Helen Clark’s claim that Kordia’s cellphone tower work for the repressive Government of Myanmar (Burma) somehow contributes to democracy in that country is fanciful, says National’s Foreign Affairs spokesman, Murray McCully.
An astute reader just sent us a great link to this article in the Washington Post on the relationship between modern cell phone technology and democratic advocacy in the Philippines.
MANILA — Raymond Palatino’s cellphone pinged loudly, and a text message lit up the display: “Other students are already marching. Where are you?”
Palatino and hundreds of others — nearly all carrying cellphones — were on their way to Manila’s gated presidential palace for a protest rally. Palatino and what people here call a “text brigade” were still a couple of miles away, about to board buses in the steamy midday heat…
“WEAR RED. BRING BANNERS.” The messages — faster and cheaper than phone calls — went to thousands of young people, telling them to gather near Morayta Street.
“I didn’t talk to anyone,” said Palatino, 26, a university graduate who has a contagious smile and aspires to be a teacher. “All the organizing is done through texting. It’s affordable and instant.”

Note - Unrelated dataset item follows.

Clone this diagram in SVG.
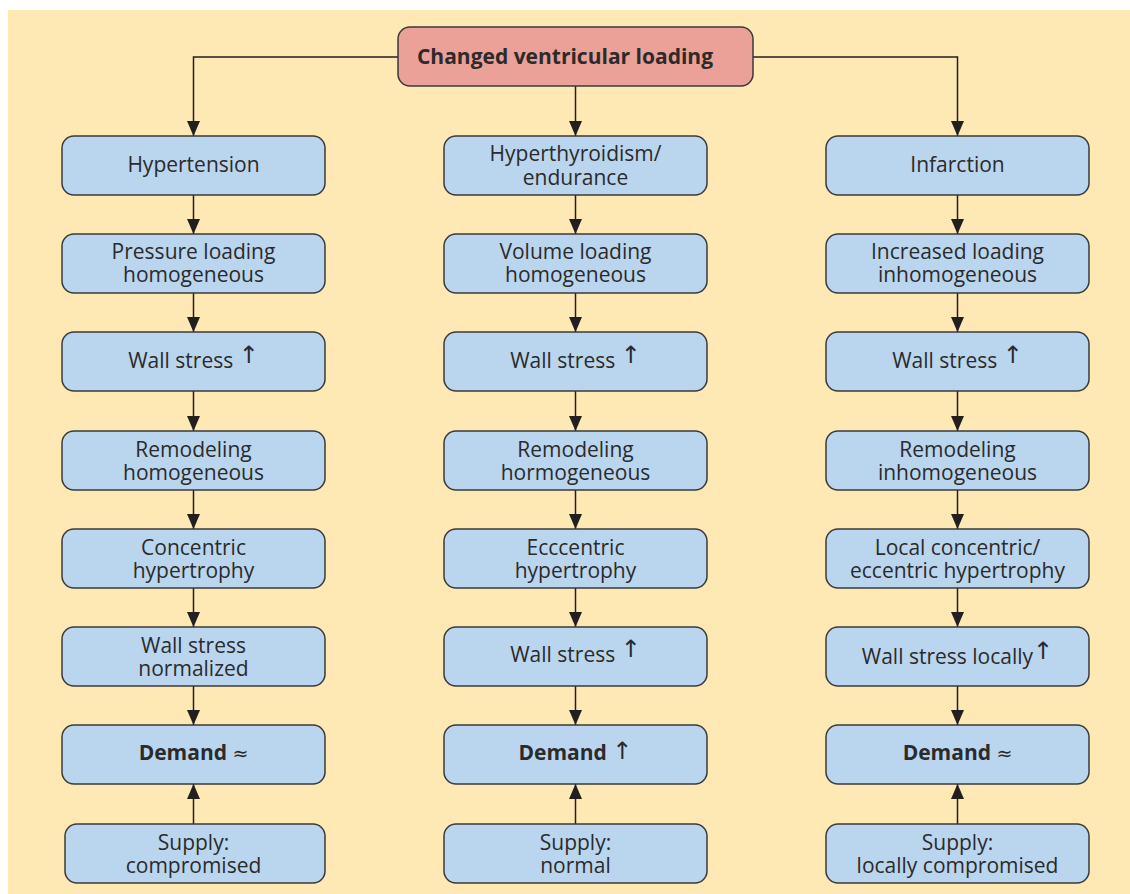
<svg xmlns="http://www.w3.org/2000/svg" width="1130" height="894" viewBox="0 0 1130 894">
<defs>
<marker id="ah" markerUnits="userSpaceOnUse" markerWidth="15" markerHeight="13" viewBox="0 0 15 13" refX="15" refY="6.5" orient="auto">
<path d="M0,0 L15,6.5 L0,13 z" fill="#231f20"/>
</marker>
<style>
.bx{fill:#bad5ee;stroke:#3a3a3a;stroke-width:1.5}
.top{fill:#eba098;stroke:#3a3a3a;stroke-width:1.5}
.t{font-family:"Open Sans","Noto Sans","DejaVu Sans",sans-serif;font-size:21px;fill:#2b2b2b;text-anchor:middle}
.b{font-weight:bold}
.sym{font-family:"DejaVu Sans",sans-serif;font-weight:normal;font-size:19px}
.up{font-family:"DejaVu Sans",sans-serif;font-weight:normal;font-size:24px}
.c{fill:none;stroke:#231f20;stroke-width:1.5;marker-end:url(#ah)}
</style>
</defs>
<rect x="8" y="10" width="1122" height="884" fill="#fee8b3"/>

<g id="connectors">
<path class="c" d="M398,57 H193.5 V136"/>
<path class="c" d="M753,57 H957.5 V136"/>
<path class="c" d="M575.5,86 V136"/>
<path class="c" d="M193.5,195 V234"/><path class="c" d="M193.5,293 V332"/><path class="c" d="M193.5,391 V431"/><path class="c" d="M193.5,490 V529"/><path class="c" d="M193.5,588 V627"/><path class="c" d="M193.5,686 V725"/><path class="c" d="M193.5,824 V784"/>
<path class="c" d="M575.5,195 V234"/><path class="c" d="M575.5,293 V332"/><path class="c" d="M575.5,391 V431"/><path class="c" d="M575.5,490 V529"/><path class="c" d="M575.5,588 V627"/><path class="c" d="M575.5,686 V725"/><path class="c" d="M575.5,824 V784"/>
<path class="c" d="M957.5,195 V234"/><path class="c" d="M957.5,293 V332"/><path class="c" d="M957.5,391 V431"/><path class="c" d="M957.5,490 V529"/><path class="c" d="M957.5,588 V627"/><path class="c" d="M957.5,686 V725"/><path class="c" d="M957.5,824 V784"/>
</g>

<g id="n-top"><rect class="top" x="398" y="27" width="355" height="59" rx="12"/><text class="t b" x="565" y="64" font-size="22.5">Changed ventricular loading</text></g>

<g id="n-l1"><rect class="bx" x="62" y="136" width="263" height="59" rx="12"/><text class="t" x="193.5" y="172">Hypertension</text></g>
<g id="n-l2"><rect class="bx" x="62" y="234" width="263" height="59" rx="12"/><text class="t" x="193.5" y="259">Pressure loading<tspan x="193.5" dy="23">homogeneous</tspan></text></g>
<g id="n-l3"><rect class="bx" x="62" y="332" width="263" height="59" rx="12"/><text class="t" x="193.5" y="368">Wall stress <tspan class="up" dy="-5">↑</tspan></text></g>
<g id="n-l4"><rect class="bx" x="62" y="431" width="263" height="59" rx="12"/><text class="t" x="193.5" y="457">Remodeling<tspan x="193.5" dy="23">homogeneous</tspan></text></g>
<g id="n-l5"><rect class="bx" x="62" y="529" width="263" height="59" rx="12"/><text class="t" x="193.5" y="555">Concentric<tspan x="193.5" dy="23">hypertrophy</tspan></text></g>
<g id="n-l6"><rect class="bx" x="62" y="627" width="263" height="59" rx="12"/><text class="t" x="193.5" y="653">Wall stress<tspan x="193.5" dy="23">normalized</tspan></text></g>
<g id="n-l7"><rect class="bx" x="62" y="725" width="263" height="59" rx="12"/><text class="t" x="193.5" y="760"><tspan class="b">Demand</tspan> <tspan class="sym">≈</tspan></text></g>
<g id="n-l8"><rect class="bx" x="65" y="824" width="260" height="59" rx="12"/><text class="t" x="193.5" y="850">Supply:<tspan x="193.5" dy="23">compromised</tspan></text></g>

<g id="n-m1"><rect class="bx" x="444" y="136" width="263" height="59" rx="12"/><text class="t" x="575.5" y="161">Hyperthyroidism/<tspan x="575.5" dy="24">endurance</tspan></text></g>
<g id="n-m2"><rect class="bx" x="444" y="234" width="263" height="59" rx="12"/><text class="t" x="575.5" y="259">Volume loading<tspan x="575.5" dy="23">homogeneous</tspan></text></g>
<g id="n-m3"><rect class="bx" x="444" y="332" width="263" height="59" rx="12"/><text class="t" x="575.5" y="368">Wall stress <tspan class="up" dy="-5">↑</tspan></text></g>
<g id="n-m4"><rect class="bx" x="444" y="431" width="263" height="59" rx="12"/><text class="t" x="575.5" y="457">Remodeling<tspan x="575.5" dy="23">hormogeneous</tspan></text></g>
<g id="n-m5"><rect class="bx" x="444" y="529" width="263" height="59" rx="12"/><text class="t" x="575.5" y="555">Ecccentric<tspan x="575.5" dy="23">hypertrophy</tspan></text></g>
<g id="n-m6"><rect class="bx" x="444" y="627" width="263" height="59" rx="12"/><text class="t" x="575.5" y="662">Wall stress <tspan class="up" dy="-5">↑</tspan></text></g>
<g id="n-m7"><rect class="bx" x="444" y="725" width="263" height="59" rx="12"/><text class="t" x="575.5" y="760"><tspan class="b">Demand</tspan> <tspan class="up" dy="-1">↑</tspan></text></g>
<g id="n-m8"><rect class="bx" x="444" y="824" width="263" height="59" rx="12"/><text class="t" x="575.5" y="850">Supply:<tspan x="575.5" dy="23">normal</tspan></text></g>

<g id="n-r1"><rect class="bx" x="826" y="136" width="263" height="59" rx="12"/><text class="t" x="957.5" y="172">Infarction</text></g>
<g id="n-r2"><rect class="bx" x="826" y="234" width="263" height="59" rx="12"/><text class="t" x="957.5" y="259">Increased loading<tspan x="957.5" dy="23">inhomogeneous</tspan></text></g>
<g id="n-r3"><rect class="bx" x="826" y="332" width="263" height="59" rx="12"/><text class="t" x="957.5" y="368">Wall stress <tspan class="up" dy="-5">↑</tspan></text></g>
<g id="n-r4"><rect class="bx" x="826" y="431" width="263" height="59" rx="12"/><text class="t" x="957.5" y="457">Remodeling<tspan x="957.5" dy="23">inhomogeneous</tspan></text></g>
<g id="n-r5"><rect class="bx" x="826" y="529" width="263" height="59" rx="12"/><text class="t" x="957.5" y="555">Local concentric/<tspan x="957.5" dy="23">eccentric hypertrophy</tspan></text></g>
<g id="n-r6"><rect class="bx" x="826" y="627" width="263" height="59" rx="12"/><text class="t" x="957.5" y="664">Wall stress locally<tspan class="up" dy="-5">↑</tspan></text></g>
<g id="n-r7"><rect class="bx" x="826" y="725" width="263" height="59" rx="12"/><text class="t" x="957.5" y="760"><tspan class="b">Demand</tspan> <tspan class="sym">≈</tspan></text></g>
<g id="n-r8"><rect class="bx" x="826" y="824" width="263" height="59" rx="12"/><text class="t" x="957.5" y="850">Supply:<tspan x="957.5" dy="23">locally compromised</tspan></text></g>
</svg>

Cellphones and text messaging are changing the way political mobilizations are conducted around the world. From Manila to Riyadh and Kathmandu protests once publicized on coffeehouse bulletin boards are now organized entirely through text-messaging networks that can reach vast numbers of people in a matter of minutes…
“Before, we had no choice but to keep quiet and listen to the president,” Palatino said, still holding his tiny phone. “This is a development for democracy.”
In McCully’s defence, the Brethren probably don’t use cellphones.